Early in maturation, completion of meiosis I requires inactivation of maturation promoting factor (MPF) through a process mediated by proteasomal cleavage of ubiquitinated cyclin B1 [23]. In bovine, MG132 treatment from 0–6 h of maturation has been reported to increase the proportion of oocytes that were at metaphase I and decrease the number of oocytes that reached metaphase II at the end of maturation [11]. Therefore, inhibition of meiosis is likely a major cause for reduced oocyte competence in bovine oocytes. Inhibition of other proteasome-mediated events early in maturation may also be involved in reduced oocyte competence.

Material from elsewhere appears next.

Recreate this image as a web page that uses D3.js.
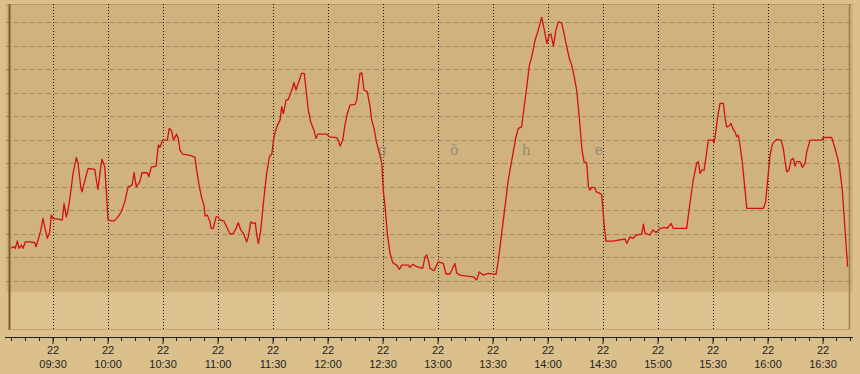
<!DOCTYPE html>
<html lang="en">
<head>
<meta charset="utf-8">
<script src="https://d3js.org/d3.v7.min.js"></script>
<style>
  *{margin:0;padding:0}
  body{width:860px;height:374px;background:#dbc08b;overflow:hidden}
  svg{display:block}
  .tick text{font-family:"Liberation Sans",Arial,sans-serif;font-size:11px;fill:#222}
</style>
</head>
<body>
<script>
// minutes after 09:00 on the 22nd, and the plotted value
const minutes=[7.4,9.0,9.7,10.8,11.7,13.0,13.9,15.2,17.6,20.3,21.0,22.1,23.6,24.8,26.1,27.2,28.5,29.3,30.3,33.0,35.3,36.3,37.5,38.5,39.7,41.2,43.0,43.9,45.4,46.1,48.4,49.4,53.0,53.9,54.8,56.3,57.0,58.5,59.3,60.3,63.5,65.7,67.5,69.4,71.2,73.4,74.5,75.7,77.6,78.8,81.7,82.5,83.9,
  84.7,86.5,87.7,88.6,90.1,92.6,93.7,95.0,95.9,97.7,98.6,99.5,101.0,105.0,107.7,108.6,110.1,111.4,112.6,113.2,114.4,115.9,116.5,117.7,119.2,120.4,121.4,123.5,125.0,126.8,128.6,130.1,131.3,132.7,134.1,135.9,136.8,138.1,139.5,140.6,141.4,142.3,143.6,145.0,146.8,148.3,149.6,150.8,152.3,154.1,155.0,155.9,157.4,158.6,160.5,
  161.7,162.8,164.1,165.9,167.3,168.3,169.5,170.8,172.6,173.7,174.7,179.6,181.0,185.0,185.9,186.8,188.3,189.5,190.8,192.3,195.0,195.9,197.7,198.7,199.9,201.7,203.2,204.1,205.4,206.5,207.4,208.6,209.6,210.4,211.4,212.6,214.1,215.6,217.7,219.2,220.5,224.1,225.0,226.5,228.7,231.9,233.2,234.1,235.0,235.9,238.1,
  240.4,243.2,244.6,246.8,248.6,249.5,250.5,252.3,255.9,259.5,261.4,262.8,265.0,267.7,271.9,273.2,275.0,276.8,278.6,281.0,282.8,284.1,285.9,286.8,288.7,290.1,291.4,293.2,295.0,296.8,298.3,299.6,301.0,301.9,303.2,304.6,305.9,307.7,309.0,310.5,311.9,313.2,314.5,
  315.9,317.3,318.7,319.9,321.4,322.3,323.2,324.1,325.9,326.5,328.6,329.6,330.1,331.0,331.9,335.9,338.6,342.3,343.2,345.0,346.8,348.3,351.4,352.3,353.2,355.9,357.4,359.2,361.4,364.1,365.3,367.4,368.6,375.9,377.7,379.5,381.4,382.3,383.2,384.1,385.4,386.5,387.7,390.1,390.8,
  391.4,392.8,394.1,395.9,396.8,397.7,399.0,400.1,401.3,402.3,403.2,404.1,405.0,406.3,407.3,408.7,417.7,419.0,420.1,421.4,422.8,425.0,427.4,428.6,429.5,430.5,431.7,432.8,434.1,435.0,435.9,437.7,439.0,440.5,441.4,443.2,449.6,450.4,455.0,456.8,458.3,459.5,460.8,462.3,463.7];
const values=[23.8,24.4,23.7,26.9,23.7,25.1,23.7,26.5,26.5,26.1,24.4,27.2,31.5,36.5,31.5,28.0,30.8,37.9,36.5,36.2,35.7,42.9,37.1,40.0,46.4,55.6,62.4,59.9,49.9,47.8,54.9,57.7,57.3,52.8,48.8,58.4,61.6,58.4,48.5,35.7,35.3,37.1,39.3,43.5,49.9,50.6,55.9,49.9,52.0,55.9,55.9,54.2,58.4,
  58.4,58.7,67.7,66.7,69.8,69.8,74.8,73.7,69.8,72.3,70.5,65.5,63.8,63.3,62.4,57.0,49.9,45.0,42.1,37.4,37.9,35.0,32.2,32.2,37.1,37.1,35.7,35.4,32.9,29.8,30.1,32.2,34.6,31.5,30.1,26.5,28.6,35.0,34.3,34.6,29.4,25.8,31.5,42.9,55.6,62.7,63.8,71.2,75.4,78.3,84.0,81.1,86.8,87.1,91.1,
  94.2,91.1,94.2,98.2,98.2,91.1,82.6,77.6,74.0,70.5,72.3,72.3,71.2,70.8,69.8,67.2,69.8,76.2,81.1,84.7,85.0,86.8,98.2,98.4,91.1,90.3,84.0,78.3,74.8,69.8,66.7,63.4,59.9,48.5,41.4,30.1,21.6,17.6,16.6,14.8,16.6,16.6,15.6,16.9,15.9,15.2,20.1,20.9,18.7,15.2,14.2,
  18.0,17.3,12.8,12.8,15.9,17.3,13.1,12.3,11.9,11.6,10.2,13.7,12.3,13.1,12.6,18.7,30.1,41.4,52.8,63.4,71.2,74.8,75.4,81.1,92.5,101.7,105.2,112.3,116.6,122.0,116.6,110.9,114.5,114.9,109.8,116.6,120.1,119.7,115.2,109.5,104.6,101.7,97.0,
  91.1,79.7,66.3,60.6,60.1,49.9,48.5,49.7,49.5,47.8,47.1,46.4,41.4,32.9,26.8,26.8,27.2,27.7,25.8,28.6,28.0,29.4,29.8,34.0,30.1,29.4,31.5,30.5,32.2,32.6,32.2,34.3,32.2,32.2,42.9,52.8,60.1,60.6,55.6,57.0,57.0,62.7,69.8,69.8,68.6,
  71.2,79.7,85.4,85.4,79.7,75.4,75.7,76.9,74.3,73.3,71.2,71.9,67.7,59.9,52.0,40.7,40.7,43.5,52.8,63.4,68.4,70.1,69.8,66.3,61.3,56.3,57.0,61.3,62.0,58.7,60.6,60.6,58.2,59.9,64.8,69.8,69.8,70.9,70.9,66.3,62.0,57.0,48.5,31.5,15.9];

const gridValues=[10,20,30,40,50,60,70,80,90,100,110,120];
const tickTimes=['09:30','10:00','10:30','11:00','11:30','12:00','12:30','13:00','13:30','14:00','14:30','15:00','15:30','16:00','16:30'];
const watermark=[{t:'g',m:209.8},{t:'ö',m:249.1},{t:'h',m:288.4},{t:'e',m:328.0}];
const bandTop=5;

const day=(m)=>new Date(2000,0,22,9,0,0,m*60000);
const parseT=(s)=>{const p=s.split(':');return day((+p[0]-9)*60+(+p[1]));};
const data=minutes.map((m,i)=>({t:day(m),v:values[i]})).filter(d=>d.v!=null);

const W=860,H=374,L=10,R=850,T=4,B=329;
const svg=d3.select('body').append('svg').attr('width',W).attr('height',H);

const x=d3.scaleTime().domain([day(6.8),day(465)]).range([L,R]);
const y=d3.scaleLinear().domain([-10.6,127.7]).range([B,T]);

svg.append('rect').attr('width',W).attr('height',H).attr('fill','#dbc08b');
svg.append('rect').attr('x',6).attr('y',T).attr('width',847).attr('height',y(bandTop)-T).attr('fill','#cfb27e');
svg.append('rect').attr('x',L).attr('y',y(bandTop)).attr('width',R-L).attr('height',B-y(bandTop)).attr('fill','#dcc28e');
svg.append('line').attr('x1',6).attr('x2',853).attr('y1',T+0.5).attr('y2',T+0.5).attr('stroke','#b89a62');

svg.append('g').selectAll('line').data(gridValues).enter().append('line')
   .attr('x1',6).attr('x2',854)
   .attr('y1',d=>Math.round(y(d))+0.5).attr('y2',d=>Math.round(y(d))+0.5)
   .attr('stroke','#a08a63').attr('stroke-dasharray','5,3');

const majors=tickTimes.map(parseT);
svg.append('g').selectAll('line').data(majors).enter().append('line')
   .attr('x1',d=>Math.round(x(d))+0.5).attr('x2',d=>Math.round(x(d))+0.5)
   .attr('y1',T).attr('y2',B+1)
   .attr('stroke','#1a1a1a').attr('stroke-dasharray','1,2');

svg.append('line').attr('x1',9.5).attr('x2',9.5).attr('y1',T).attr('y2',B+1).attr('stroke','#7d5c25').attr('stroke-width',2);
svg.append('line').attr('x1',849.5).attr('x2',849.5).attr('y1',T).attr('y2',B+1).attr('stroke','#9c7e48').attr('stroke-width',1.5);
svg.append('line').attr('x1',L).attr('x2',R).attr('y1',B+0.5).attr('y2',B+0.5).attr('stroke','#c2a36d');

svg.append('g').selectAll('text').data(watermark).enter().append('text')
   .attr('x',d=>x(day(d.m))).attr('y',155).attr('text-anchor','middle')
   .attr('font-family','"DejaVu Serif",serif').attr('font-size',14)
   .attr('fill','#958c78').text(d=>d.t);

svg.append('path').datum(data)
   .attr('fill','none').attr('stroke','#d41010').attr('stroke-width',1.3)
   .attr('stroke-linejoin','round')
   .attr('d',d3.line().x(d=>x(d.t)).y(d=>y(d.v)));

// time axis
const axisY=337;
svg.append('line').attr('x1',5).attr('x2',853).attr('y1',axisY+0.5).attr('y2',axisY+0.5).attr('stroke','#222');
const minors=d3.range(7.5,466,7.5).map(day);
svg.append('g').selectAll('line').data(minors).enter().append('line')
   .attr('x1',d=>Math.round(x(d))+0.5).attr('x2',d=>Math.round(x(d))+0.5)
   .attr('y1',axisY).attr('y2',axisY+4).attr('stroke','#222');

const ax=svg.append('g').attr('transform',`translate(0,${axisY})`)
   .call(d3.axisBottom(x).tickValues(majors).tickSize(7).tickFormat(''));
ax.select('.domain').remove();
ax.selectAll('.tick line').attr('stroke','#222');
ax.selectAll('.tick text').remove();
const tk=ax.selectAll('.tick').append('text').attr('text-anchor','middle').attr('fill','#222');
tk.append('tspan').attr('x',0).attr('y',17).text(d=>d3.timeFormat('%d')(d));
tk.append('tspan').attr('x',0).attr('y',31).text(d=>d3.timeFormat('%H:%M')(d));
</script>
</body>
</html>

For example, in the pig, MG132 can affect expression of genes involved in expansion of the extracellular matrix [24]. Similarly, in this study, we also observed that yak oocyte competence for development after fertilization was significantly reduced by addition of MG132 from 0–6 h of maturation (Table 3).

The finding that treatment of yak COCs with 10 μM MG132 late in maturation improves the percentage of cleaved embryos becoming blastocysts is consistent with other results showing beneficial effects of MG132 on aged mouse oocytes fertilized by intracytoplasmic sperm injection [9], parthenogenetically activated pig oocytes [10] and IVM bovine oocytes [11]. Beneficial effects of MG132 on nuclear remodeling, transcript abundance and embryonic development have also been shown for embryos constructed by somatic cell nuclear cloning in mammalian species [10, 2528]. Optimal results with MG132 were achieved at a concentration of 10 μM – beneficial effects were generally not observed at lower or higher concentrations (Table 2). Similar effects have been seen in mouse, goat, pig and bovine oocytes used for SCNT [25, 29] and IVF [11]. In contrast to the observation by You et al. [11] in bovine oocytes, inhibition of proteasomes late in maturation can not improve the competence of yak oocyte to cleave in the present study (Tables 2 and 3). The mechanism by which MG132 late in maturation improves competence of the oocyte to support development is likely to involve arrest of processes mediated by proteasomes that ordinarily compromise the oocyte. In bovine oocytes, it was found that MG132 at the end of maturation increased relative expression of six proteins and decreased relative expression of 23 that are potentially important for oocyte competence [11].

Conclusions

An optimal concentration of FSH and LH improves oocytes competence for development after fertilization in yak. Treatment with MG132 early in maturation reduces fertilization rate and the proportion of oocytes and cleaved embryos that became blastocysts. Conversely, inhibition of proteasomes late in maturation can improve oocytes competence for development after fertilization.